#### Provided material:
◆ ◆ ◆
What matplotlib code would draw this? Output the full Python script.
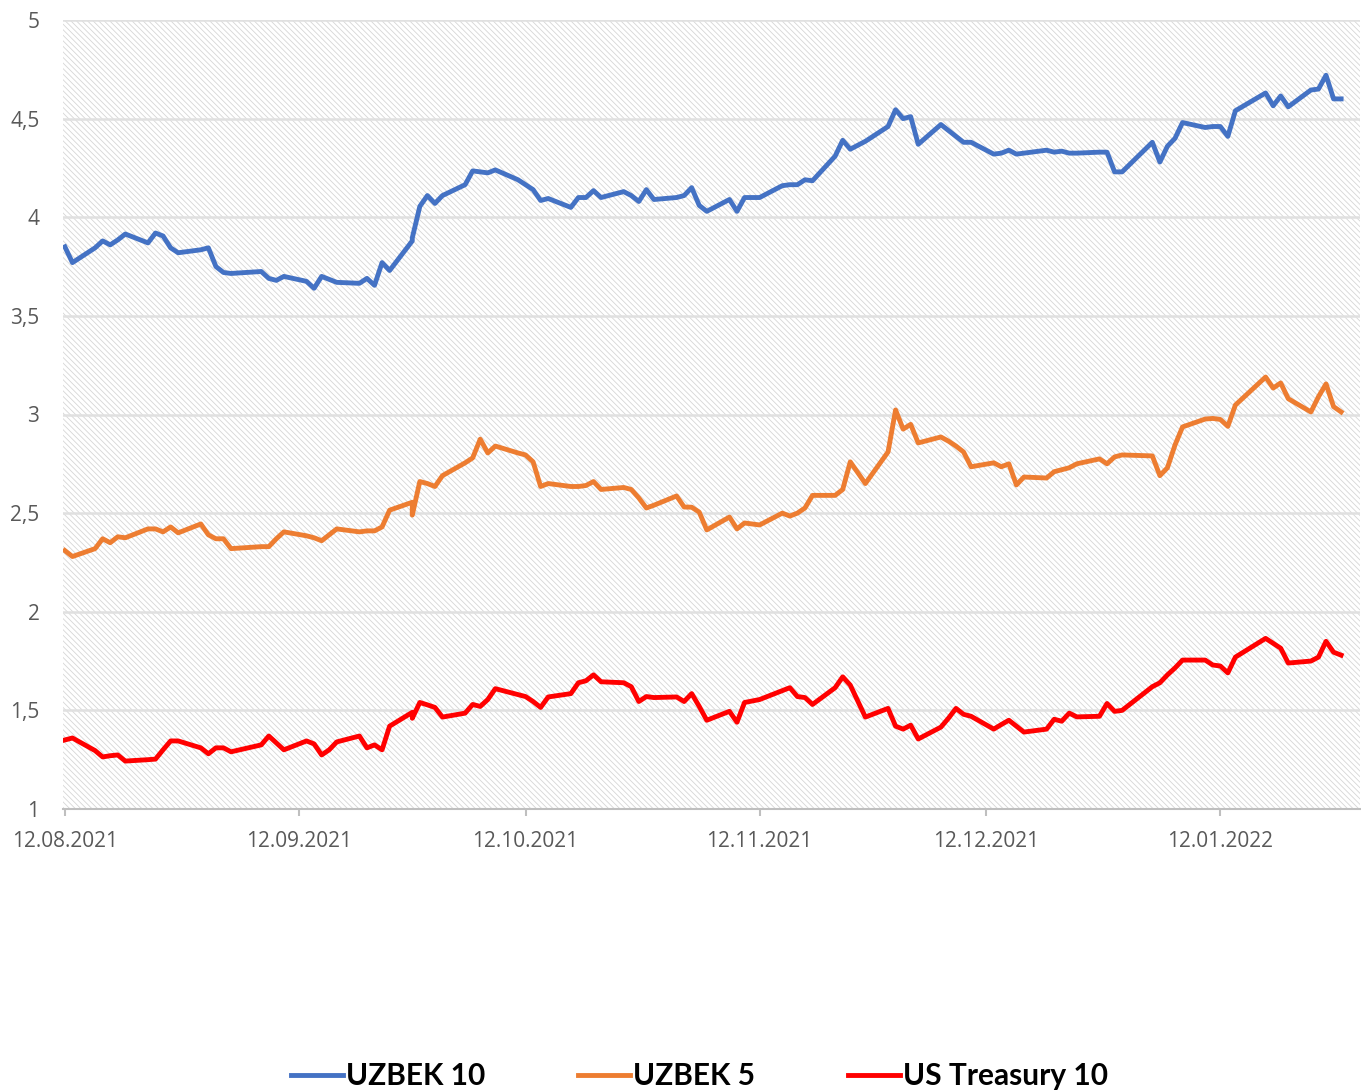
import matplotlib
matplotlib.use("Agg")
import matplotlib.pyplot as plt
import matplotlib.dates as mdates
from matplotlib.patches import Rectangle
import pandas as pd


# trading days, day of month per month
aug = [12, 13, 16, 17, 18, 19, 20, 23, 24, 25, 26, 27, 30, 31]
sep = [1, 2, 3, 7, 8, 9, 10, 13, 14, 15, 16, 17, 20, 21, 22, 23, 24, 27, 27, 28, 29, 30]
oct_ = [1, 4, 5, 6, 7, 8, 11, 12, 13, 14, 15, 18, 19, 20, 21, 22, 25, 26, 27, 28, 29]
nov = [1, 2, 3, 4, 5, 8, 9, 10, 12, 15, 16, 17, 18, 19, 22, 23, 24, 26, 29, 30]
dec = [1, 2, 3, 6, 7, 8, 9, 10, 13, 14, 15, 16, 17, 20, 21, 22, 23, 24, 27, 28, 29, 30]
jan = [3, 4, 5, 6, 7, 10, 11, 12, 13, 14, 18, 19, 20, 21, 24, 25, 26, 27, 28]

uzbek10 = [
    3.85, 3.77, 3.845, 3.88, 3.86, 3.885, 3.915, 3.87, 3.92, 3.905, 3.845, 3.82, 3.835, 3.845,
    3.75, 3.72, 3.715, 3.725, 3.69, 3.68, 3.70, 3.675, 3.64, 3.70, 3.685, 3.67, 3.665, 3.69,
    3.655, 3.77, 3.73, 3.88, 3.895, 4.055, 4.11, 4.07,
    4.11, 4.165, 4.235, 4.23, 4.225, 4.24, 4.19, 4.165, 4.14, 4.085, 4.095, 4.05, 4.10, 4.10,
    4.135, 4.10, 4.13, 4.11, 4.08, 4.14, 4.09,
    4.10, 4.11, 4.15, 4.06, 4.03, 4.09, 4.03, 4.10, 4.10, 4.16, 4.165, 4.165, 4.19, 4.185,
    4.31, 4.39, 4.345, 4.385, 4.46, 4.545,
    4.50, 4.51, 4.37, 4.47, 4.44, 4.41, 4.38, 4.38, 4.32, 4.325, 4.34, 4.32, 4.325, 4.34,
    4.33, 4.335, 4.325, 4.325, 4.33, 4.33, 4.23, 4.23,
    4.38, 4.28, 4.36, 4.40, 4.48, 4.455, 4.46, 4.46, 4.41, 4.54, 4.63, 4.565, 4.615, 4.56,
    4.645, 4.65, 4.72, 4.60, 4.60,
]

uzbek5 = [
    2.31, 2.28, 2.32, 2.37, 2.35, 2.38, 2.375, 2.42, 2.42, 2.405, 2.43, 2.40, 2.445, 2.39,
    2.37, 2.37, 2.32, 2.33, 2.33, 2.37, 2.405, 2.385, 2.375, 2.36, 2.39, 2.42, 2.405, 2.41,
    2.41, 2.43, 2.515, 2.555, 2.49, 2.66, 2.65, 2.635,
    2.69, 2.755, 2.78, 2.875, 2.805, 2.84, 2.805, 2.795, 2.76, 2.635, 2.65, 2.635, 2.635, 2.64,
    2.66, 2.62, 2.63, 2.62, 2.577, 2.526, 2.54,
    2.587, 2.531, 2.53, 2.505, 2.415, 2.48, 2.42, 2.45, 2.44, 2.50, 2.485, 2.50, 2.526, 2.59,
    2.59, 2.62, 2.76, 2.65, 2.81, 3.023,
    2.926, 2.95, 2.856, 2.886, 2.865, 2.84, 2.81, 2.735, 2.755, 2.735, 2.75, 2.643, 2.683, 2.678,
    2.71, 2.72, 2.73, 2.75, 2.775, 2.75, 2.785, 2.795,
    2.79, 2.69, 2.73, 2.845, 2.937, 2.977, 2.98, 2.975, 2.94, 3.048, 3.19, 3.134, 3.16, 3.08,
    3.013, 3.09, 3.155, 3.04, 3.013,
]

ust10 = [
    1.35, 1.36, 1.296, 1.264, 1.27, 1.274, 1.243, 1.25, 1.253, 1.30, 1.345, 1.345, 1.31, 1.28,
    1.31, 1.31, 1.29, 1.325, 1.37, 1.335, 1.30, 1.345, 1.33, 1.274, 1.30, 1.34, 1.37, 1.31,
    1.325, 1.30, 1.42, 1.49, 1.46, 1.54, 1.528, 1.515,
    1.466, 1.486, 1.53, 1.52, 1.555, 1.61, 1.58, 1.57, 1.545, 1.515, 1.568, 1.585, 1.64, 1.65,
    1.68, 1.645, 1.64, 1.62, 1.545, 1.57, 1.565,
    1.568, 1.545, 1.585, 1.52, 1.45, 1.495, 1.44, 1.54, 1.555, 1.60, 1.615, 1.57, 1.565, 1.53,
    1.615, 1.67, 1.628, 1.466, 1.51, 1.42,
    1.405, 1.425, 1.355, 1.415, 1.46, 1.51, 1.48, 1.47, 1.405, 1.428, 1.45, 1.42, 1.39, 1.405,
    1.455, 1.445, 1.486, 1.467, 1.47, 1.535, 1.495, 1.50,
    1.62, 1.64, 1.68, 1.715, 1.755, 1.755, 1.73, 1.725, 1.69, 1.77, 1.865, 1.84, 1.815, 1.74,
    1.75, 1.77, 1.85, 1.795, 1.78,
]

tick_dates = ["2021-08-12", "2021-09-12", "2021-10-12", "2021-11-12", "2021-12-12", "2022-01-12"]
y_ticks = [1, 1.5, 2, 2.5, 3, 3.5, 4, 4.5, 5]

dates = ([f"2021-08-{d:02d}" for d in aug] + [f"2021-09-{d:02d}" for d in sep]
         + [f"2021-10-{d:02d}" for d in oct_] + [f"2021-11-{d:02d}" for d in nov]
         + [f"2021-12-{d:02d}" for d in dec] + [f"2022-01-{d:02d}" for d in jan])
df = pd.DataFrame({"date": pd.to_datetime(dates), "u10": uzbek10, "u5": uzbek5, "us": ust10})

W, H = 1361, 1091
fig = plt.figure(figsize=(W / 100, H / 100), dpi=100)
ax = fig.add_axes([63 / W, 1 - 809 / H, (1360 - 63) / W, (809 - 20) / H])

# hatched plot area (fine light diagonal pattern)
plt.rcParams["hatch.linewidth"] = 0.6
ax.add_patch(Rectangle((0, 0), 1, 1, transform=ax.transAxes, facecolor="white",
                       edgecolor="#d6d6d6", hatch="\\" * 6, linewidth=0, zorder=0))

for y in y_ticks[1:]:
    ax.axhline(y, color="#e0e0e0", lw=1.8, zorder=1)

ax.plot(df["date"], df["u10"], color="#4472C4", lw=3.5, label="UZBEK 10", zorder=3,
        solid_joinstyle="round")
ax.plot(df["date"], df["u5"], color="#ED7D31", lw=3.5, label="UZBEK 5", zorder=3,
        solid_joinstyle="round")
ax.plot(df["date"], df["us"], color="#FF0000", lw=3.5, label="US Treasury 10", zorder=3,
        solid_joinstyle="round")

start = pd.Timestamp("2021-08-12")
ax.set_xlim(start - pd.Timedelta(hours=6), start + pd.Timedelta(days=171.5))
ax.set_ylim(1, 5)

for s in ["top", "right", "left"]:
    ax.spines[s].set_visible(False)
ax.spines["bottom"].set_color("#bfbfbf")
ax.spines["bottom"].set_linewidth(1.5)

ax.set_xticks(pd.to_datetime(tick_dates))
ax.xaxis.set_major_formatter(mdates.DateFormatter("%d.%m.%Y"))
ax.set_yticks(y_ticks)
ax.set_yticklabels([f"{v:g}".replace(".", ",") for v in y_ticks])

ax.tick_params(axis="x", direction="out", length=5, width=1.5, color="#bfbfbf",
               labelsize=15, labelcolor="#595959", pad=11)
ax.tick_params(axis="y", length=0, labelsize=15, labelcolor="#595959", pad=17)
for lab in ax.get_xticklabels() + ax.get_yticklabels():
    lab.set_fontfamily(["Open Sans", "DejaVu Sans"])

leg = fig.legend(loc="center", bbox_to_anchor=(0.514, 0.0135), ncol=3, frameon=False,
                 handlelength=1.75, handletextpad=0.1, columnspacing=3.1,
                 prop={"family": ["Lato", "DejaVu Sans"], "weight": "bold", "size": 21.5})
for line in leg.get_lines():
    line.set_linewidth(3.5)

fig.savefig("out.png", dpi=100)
◆ ◆ ◆
#### Goal:
Exactly as they appear, print the lines of the listing above from its first line through the line that contains "import pandas as pd", minus the pictures.

#### Finished task:
What matplotlib code would draw this? Output the full Python script.
import matplotlib
matplotlib.use("Agg")
import matplotlib.pyplot as plt
import matplotlib.dates as mdates
from matplotlib.patches import Rectangle
import pandas as pd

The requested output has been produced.